Secondo i dati diffusi da Ismea, le importazioni hanno superato le 250mila tonnellate, segnando un incremento del 66% rispetto allo stesso periodo dell’anno precedente.

Un dato significativo, che però non ha portato a un aumento della spesa: al contrario, grazie al calo dei prezzi internazionali, l’Italia ha speso il 13% in meno.

Parallelamente, le esportazioni italiane sono cresciute del 19% in volume, mentre il valore economico è sceso del 10%, anche in questo caso per effetto della flessione dei prezzi.

L’Italia, quindi, non solo ha rafforzato il suo approvvigionamento dall’estero, ma ha anche saputo mantenere un buon ritmo di esportazioni, nonostante un contesto più competitivo.
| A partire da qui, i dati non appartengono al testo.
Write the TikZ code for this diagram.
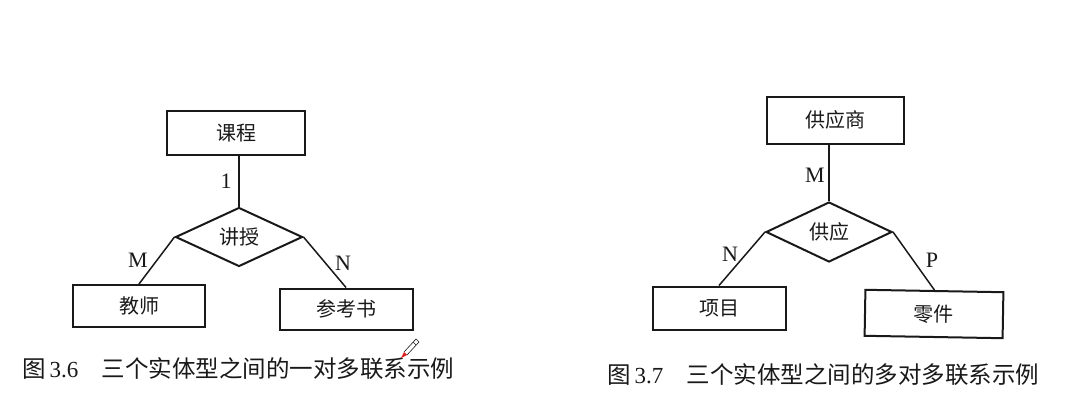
\documentclass[tikz,border=0pt]{standalone}
\usepackage{fontspec}
\setmainfont{Liberation Serif}
\newfontfamily\cjk{Noto Sans CJK SC}
\usetikzlibrary{shapes.geometric}
\definecolor{ink}{RGB}{25,25,25}
\definecolor{penred}{RGB}{225,30,30}
\tikzset{
  ent/.style={draw=ink, line width=2pt, minimum height=44pt, font=\cjk\fontsize{20}{20}\selectfont, text=ink},
  rel/.style={draw=ink, line width=2pt, shape=diamond, minimum width=127pt, minimum height=59pt, inner sep=0pt, font=\cjk\fontsize{20}{20}\selectfont, text=ink},
  conn/.style={draw=ink, line width=1.5pt},
  card/.style={font=\fontsize{22}{22}\selectfont, text=ink, inner sep=0pt},
  capt/.style={font=\cjk\fontsize{23.5}{24}\selectfont, text=ink, anchor=west, inner sep=0pt}
}
\newcommand{\fignum}[1]{{\rmfamily\fontsize{23}{24}\selectfont #1}}
\begin{document}
\begin{tikzpicture}[x=1pt, y=-1pt]
\useasboundingbox[fill=white] (0,0) rectangle (1079,420);
% ---- Figure 3.6 ----
\node[ent, minimum width=138pt] (kc) at (236,133) {课程};
\node[rel] (js) at (239,237) {讲授};
\node[ent, minimum width=132pt, minimum height=42pt] (jsh) at (139,306) {教师};
\node[ent, minimum width=133pt, minimum height=41pt] (ckh) at (346,309) {参考书};
\draw[conn] (js.north) -- (js.north |- kc.south);
\draw[conn] (js.west) -- (jsh.north);
\draw[conn] (js.east) -- (ckh.north);
\node[card] (c1) at (226,181) {1};
\node[card] (cm) at (138,260) {M};
\node[card] (cn) at (343,263) {N};
\node[capt] (cap1) at (22,369) {图\,\fignum{3.6}\hspace{1.0em}三个实体型之间的一对多联系示例};
% pencil mark
\coordinate (pt) at (401,358);
\coordinate (pe) at (419,339);
\draw[ink, line width=0.6pt] (404,352) -- (416,339) -- (419,342) -- (407,355);
\draw[ink, line width=0.5pt] (413,342) -- (416,345);
\fill[penred] (pt) -- (404,352) -- (407,355) -- cycle;
% ---- Figure 3.7 ----
\node[ent, minimum width=137pt, minimum height=47pt] (gys) at (835,120) {供应商};
\node[rel, minimum width=126pt, minimum height=60pt] (gy) at (829,232) {供应};
\node[ent, minimum width=133pt, minimum height=43pt] (xm) at (719,308) {项目};
\node[ent, minimum width=138pt, minimum height=46pt, rotate=-1] (lj) at (934,314) {零件};
\draw[conn] (gy.north) -- (gy.north |- gys.south);
\draw[conn] (gy.west) -- (xm.north);
\draw[conn] (gy.east) -- (lj.north);
\node[card] (c2m) at (815,175) {M};
\node[card] (c2n) at (730,254) {N};
\node[card] (c2p) at (932,260) {P};
\node[capt] (cap2) at (607,375) {图\,\fignum{3.7}\hspace{1.0em}三个实体型之间的多对多联系示例};
\end{tikzpicture}
\end{document}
Come cambiano i prezzi adesso

Il quadro che emerge è quello di un sistema oleicolo italiano che, pur in un’annata difficile dal punto di vista produttivo, riesce a mantenere alta la reputazione del proprio prodotto, sostenendo prezzi superiori alla media globale.

Ma il rischio ora è duplice:

Sarà quindi fondamentale, nei prossimi mesi, adottare strategie mirate, investire in innovazione, continuare a sostenere la promozione dell’olio italiano sui mercati esteri, rafforzare le politiche di certificazione e contrasto alle frodi e, soprattutto, educare il consumatore.